Cybersecurity threats appear when private health records leave isolated on-premise databases for big data repositories. That’s why not every healthcare provider agrees to expose the patients’ personal information to big data analytics, whichever good intentions lie behind it. Big data privacy has to become a standalone topic for big data software vendors working in the healthcare industry.

Conclusion

To address the question “Why are big data important in healthcare?” it is necessary to grasp the realm of healthcare-related datasets: personal health records, laboratory findings, epidemiology stats, etc. Besides, it is worth understanding the scope of data-generating sources: in-hospital IoT devices, ambulance crews, medical universities, pharmacy labs, and the like.

A holistic picture of moving datasets across the industry can show how to use big data in healthcare.
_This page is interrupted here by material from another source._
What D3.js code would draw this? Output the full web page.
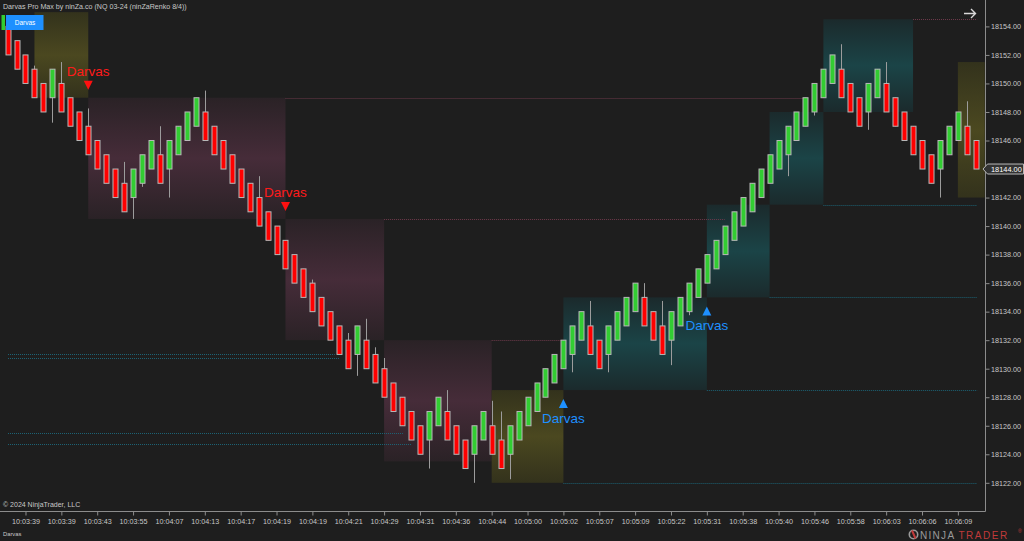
<!DOCTYPE html>
<html><head><meta charset="utf-8">
<script src="https://cdn.jsdelivr.net/npm/d3@7/dist/d3.min.js"></script>
<style>html,body{margin:0;padding:0;background:#1e1e1e;overflow:hidden}svg{display:block}</style>
</head><body><svg id="c" width="1024" height="541"></svg>
<script>
// ---- data ----
const opens = [18154,18153,18152,18151,18150,18149,18150,18149,18148,18147,18146,18145,18144,18143,18142,18143,18144,18145,18144,18145,18146,18147,18148,18147,18146,18145,18144,18143,18142,18141,18140,18139,18138,18137,18136,18135,18134,18133,18132,18131,18132,18131,18130,18129,18128,18127,18126,18125,18126,18127,18126,18125,18124,18125,18126,18125,18124,18125,18126,18127,18128,18129,18130,18131,18132,18133,18132,18131,18132,18133,18134,18135,18134,18133,18132,18133,18134,18135,18136,18137,18138,18139,18140,18141,18142,18143,18144,18145,18146,18147,18148,18149,18150,18151,18150,18149,18148,18149,18150,18149,18148,18147,18146,18145,18144,18145,18146,18147,18146];
const closes = [18152,18151,18150,18149,18148,18151,18148,18147,18146,18145,18144,18143,18142,18141,18144,18145,18146,18143,18146,18147,18148,18149,18146,18145,18144,18143,18142,18141,18140,18139,18138,18137,18136,18135,18134,18133,18132,18131,18130,18133,18130,18129,18128,18127,18126,18125,18124,18127,18128,18125,18124,18123,18126,18127,18124,18123,18126,18127,18128,18129,18130,18131,18132,18133,18134,18131,18130,18133,18134,18135,18136,18133,18132,18131,18134,18135,18136,18137,18138,18139,18140,18141,18142,18143,18144,18145,18146,18147,18148,18149,18150,18151,18152,18149,18148,18147,18150,18151,18148,18147,18146,18145,18144,18143,18146,18147,18148,18145,18144];
// bar number -> wick extreme
const wickHighs = [[4,18151.25],[7,18151.5],[10,18148.25],[14,18144.5],[18,18147],[23,18149.5],[29,18143.5],[35,18136.25],[39,18132.5],[41,18133.5],[42,18131.5],[43,18130.75],[50,18128.5],[55,18127.75],[56,18127],[66,18134.75],[72,18136],[74,18134.75],[94,18152.75],[99,18151.5],[108,18148.75]];
const wickLows = [[6,18147.25],[15,18140.5],[16,18142.75],[19,18142],[40,18129.5],[48,18123],[53,18122],[57,18122.25],[64,18129.75],[68,18129.75],[75,18130.25],[77,18133.75],[88,18143.5],[91,18147.75],[97,18146.75],[105,18142]];
const tickBars = [3,7,11,15,19,23,27,31,35,39,43,47,51,55,59,63,67,71,75,79,83,87,91,95,99,103,107];
const tickLabels = ["10:03:39","10:03:39","10:03:43","10:03:55","10:04:07","10:04:13","10:04:17","10:04:19","10:04:19","10:04:21","10:04:29","10:04:31","10:04:36","10:04:44","10:05:00","10:05:02","10:05:07","10:05:09","10:05:22","10:05:31","10:05:38","10:05:40","10:05:46","10:05:58","10:06:03","10:06:06","10:06:09"];
const yTicks = [18122,18124,18126,18128,18130,18132,18134,18136,18138,18140,18142,18144,18146,18148,18150,18152,18154];
const boxFrom = [4,10,32,43,55,63,79,86,92,107];
const boxTo = [10,32,43,55,63,79,86,92,102,110];
const boxTop = [18155,18149,18140.5,18132,18128.5,18135,18141.5,18148,18154.5,18151.5];
const boxBottom = [18149,18140.5,18132,18123.5,18122,18128.5,18135,18141.5,18148,18142];
const boxKind = ["flat","down","down","down","flat","up","up","up","up","flat"];
const levelPrice = [18149,18140.5,18132,18128.5,18122,18135,18141.5,18154.5,18131,18130.75,18125.5,18124.75];
const levelFrom = [32,43,55,79,63,86,92,102,1.05,1.05,1.05,1.05];
const levelTo = [90.3,81,62.8,109.15,109.15,109.15,109.15,109.15,37.5,38,45.1,46.1];
const levelKind = ["down","down","down","up","up","up","up","down","up","up","up","up"];
const signalBar = [10,32,63,79];
const signalLevel = [18149,18140.5,18128.5,18135];
const signalDir = ["down","down","up","up"];
const lastPrice = 18144;

// ---- scales ----
const svg = d3.select("#c");
const W = 1024, H = 541, plotR = 985.5, plotB = 511.5;
const x = d3.scaleLinear().domain([0,109]).range([-1.4,975.8]);
const y = d3.scaleLinear().domain([18122,18154]).range([482.8,26.4]);
const font = "'Liberation Sans', Arial, sans-serif";

svg.append("rect").attr("width",W).attr("height",H).attr("fill","#1e1e1e");
const defs = svg.append("defs");
defs.append("clipPath").attr("id","plot").append("rect").attr("x",0).attr("y",0).attr("width",plotR).attr("height",plotB);
const grad = {flat:["#33321c","#4b4820"], down:["#2a2226","#462c39"], up:["#1b2a2c","#1b4447"]};
Object.entries(grad).forEach(([k,[e,m]])=>{
  const g = defs.append("linearGradient").attr("id","g"+k).attr("x1",0).attr("y1",0).attr("x2",0).attr("y2",1);
  g.append("stop").attr("offset","0").attr("stop-color",e);
  g.append("stop").attr("offset","0.5").attr("stop-color",m);
  g.append("stop").attr("offset","1").attr("stop-color",e);
});
const plot = svg.append("g").attr("clip-path","url(#plot)");

// boxes
plot.selectAll("rect.box").data(boxFrom.map((f,i)=>({f,t:boxTo[i],top:boxTop[i],bot:boxBottom[i],k:boxKind[i]})))
 .join("rect").attr("class","box")
 .attr("x",d=>x(d.f)).attr("width",d=>x(d.t)-x(d.f))
 .attr("y",d=>y(d.top)).attr("height",d=>y(d.bot)-y(d.top))
 .attr("fill",d=>"url(#g"+d.k+")");

// levels
const levelColor = {down:"#6e3a4b", up:"#1c6274"};
plot.selectAll("line.lvl").data(levelPrice.map((p,i)=>({p,f:levelFrom[i],t:levelTo[i],k:levelKind[i]})))
 .join("line").attr("class","lvl")
 .attr("x1",d=>x(d.f)).attr("x2",d=>x(d.t))
 .attr("y1",d=>Math.round(y(d.p))+0.5).attr("y2",d=>Math.round(y(d.p))+0.5)
 .attr("stroke",d=>levelColor[d.k]).attr("stroke-width",1).attr("stroke-dasharray","1,1");

// candles
const bars = closes.map((c,i)=>({i:i+1,o:opens[i],c,h:Math.max(opens[i],c),l:Math.min(opens[i],c)}));
wickHighs.forEach(([b,v])=>{bars[b-1].h=v;});
wickLows.forEach(([b,v])=>{bars[b-1].l=v;});
plot.selectAll("line.wick").data(bars).join("line").attr("class","wick")
 .attr("x1",d=>Math.round(x(d.i))+0.5).attr("x2",d=>Math.round(x(d.i))+0.5)
 .attr("y1",d=>y(d.h)).attr("y2",d=>y(d.l)).attr("stroke","#9c9c9c").attr("stroke-width",1);
plot.selectAll("rect.body").data(bars).join("rect").attr("class","body")
 .attr("x",d=>Math.round(x(d.i))-2).attr("width",5)
 .attr("y",d=>y(Math.max(d.o,d.c))).attr("height",d=>y(Math.min(d.o,d.c))-y(Math.max(d.o,d.c)))
 .attr("fill",d=>d.c>d.o?"#32cd32":"#ff0000").attr("stroke","#b8b8b8").attr("stroke-width",1);

// signals
signalBar.forEach((b,i)=>{
  const cx = x(b), lv = y(signalLevel[i]);
  if(signalDir[i]==="down"){
    const tip = lv-8;
    plot.append("path").attr("d",`M${cx-4.5},${tip-9}L${cx+4.5},${tip-9}L${cx},${tip}Z`).attr("fill","#ff1010");
    plot.append("text").attr("x",cx).attr("y",tip-14).attr("text-anchor","middle")
      .attr("font-family",font).attr("font-size",13.5).attr("fill","#ff1a1a").text("Darvas");
  } else {
    const tip = lv+9;
    plot.append("path").attr("d",`M${cx-4.5},${tip+9}L${cx+4.5},${tip+9}L${cx},${tip}Z`).attr("fill","#1e90ff");
    plot.append("text").attr("x",cx).attr("y",tip+24).attr("text-anchor","middle")
      .attr("font-family",font).attr("font-size",13.5).attr("fill","#1e90ff").text("Darvas");
  }
});

// axes
const axisColor = "#8c8c8c", txtColor = "#c8c8c8";
const xa = svg.append("g").attr("transform",`translate(0,${plotB})`)
 .call(d3.axisBottom(x).tickValues(tickBars).tickSize(4).tickFormat((d,i)=>tickLabels[i]));
xa.select(".domain").remove();
xa.selectAll(".tick line").attr("stroke",axisColor);
xa.selectAll(".tick text").attr("fill",txtColor).attr("font-family",font).attr("font-size",7.2).attr("dy","0.35em").attr("y",9.5);
const ya = svg.append("g").attr("transform",`translate(${plotR},0)`)
 .call(d3.axisRight(y).tickValues(yTicks).tickSize(4).tickFormat(d3.format(".2f")));
ya.select(".domain").remove();
ya.selectAll(".tick line").attr("stroke",axisColor);
ya.selectAll(".tick text").attr("fill",txtColor).attr("font-family",font).attr("font-size",7.2).attr("x",5.5);
svg.append("path").attr("d",`M0,${plotB}H${plotR}V0`).attr("fill","none").attr("stroke",axisColor).attr("stroke-width",1);

// price marker
const py = y(lastPrice);
svg.append("path").attr("d",`M${plotR-2.5},${py}L${plotR+2},${py-5}H1023.5V${py+5}H${plotR+2}Z`)
 .attr("fill","#333333").attr("stroke","#b8b8b8").attr("stroke-width",1);
svg.append("text").attr("x",991).attr("y",py+2.6).attr("font-family",font).attr("font-size",7.4).attr("fill","#ffffff").text(d3.format(".2f")(lastPrice));

// title & labels
svg.append("text").attr("x",3).attr("y",9).attr("font-family",font).attr("font-size",7.1).attr("fill","#c8c8c8")
 .text("Darvas Pro Max by ninZa.co (NQ 03-24 (ninZaRenko 8/4))");
svg.append("rect").attr("x",1.5).attr("y",15).attr("width",3.5).attr("height",15).attr("fill","#32cd32");
svg.append("rect").attr("x",6).attr("y",15).attr("width",37.5).attr("height",15).attr("fill","#1e90ff");
svg.append("text").attr("x",25).attr("y",25).attr("text-anchor","middle").attr("font-family",font).attr("font-size",6.5).attr("fill","#ffffff").text("Darvas");
svg.append("text").attr("x",3).attr("y",506.5).attr("font-family",font).attr("font-size",7).attr("fill","#c8c8c8").text("© 2024 NinjaTrader, LLC");
svg.append("text").attr("x",3).attr("y",536).attr("font-family",font).attr("font-size",5.8).attr("fill","#c8c8c8").text("Darvas");
// arrow top right
svg.append("path").attr("d","M964,13.5H975.5M971,9L975.5,13.5L971,18").attr("fill","none").attr("stroke","#d8d8d8").attr("stroke-width",1.4);

// NinjaTrader logo
const lg = svg.append("g");
lg.append("circle").attr("cx",913.5).attr("cy",534.5).attr("r",4.2).attr("fill","none").attr("stroke","#9a9a9a").attr("stroke-width",1.6);
lg.append("path").attr("d","M912,530.5L915.5,538.5").attr("stroke","#c03a3a").attr("stroke-width",2);
lg.append("text").attr("x",920).attr("y",538.5).attr("font-family",font).attr("font-size",10).attr("fill","#9a9a9a").attr("letter-spacing",1.3).text("NINJA");
lg.append("text").attr("x",958.5).attr("y",538.5).attr("font-family",font).attr("font-size",10).attr("fill","#c03a3a").attr("letter-spacing",1.5).text("TRADER");
lg.append("text").attr("x",1018).attr("y",533).attr("font-family",font).attr("font-size",5).attr("fill","#c03a3a").text("®");
</script></body></html>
For example, personalization of treatment, optimization of clinic workflows, prediction of epidemic waves, and modernization of health records’ processing constitute a few of many possible ways of utilizing big data in healthcare.

Achieving more accurate diagnostics and providing more efficient therapies are the most valuable benefits of big data in healthcare, inter alia. Yet, at the same time, big data adoption brings specific challenges to healthcare providers: a lack of skilled big-data-centric medical staff and extra expenses associated with big data systems’ implementation seem to be the toughest.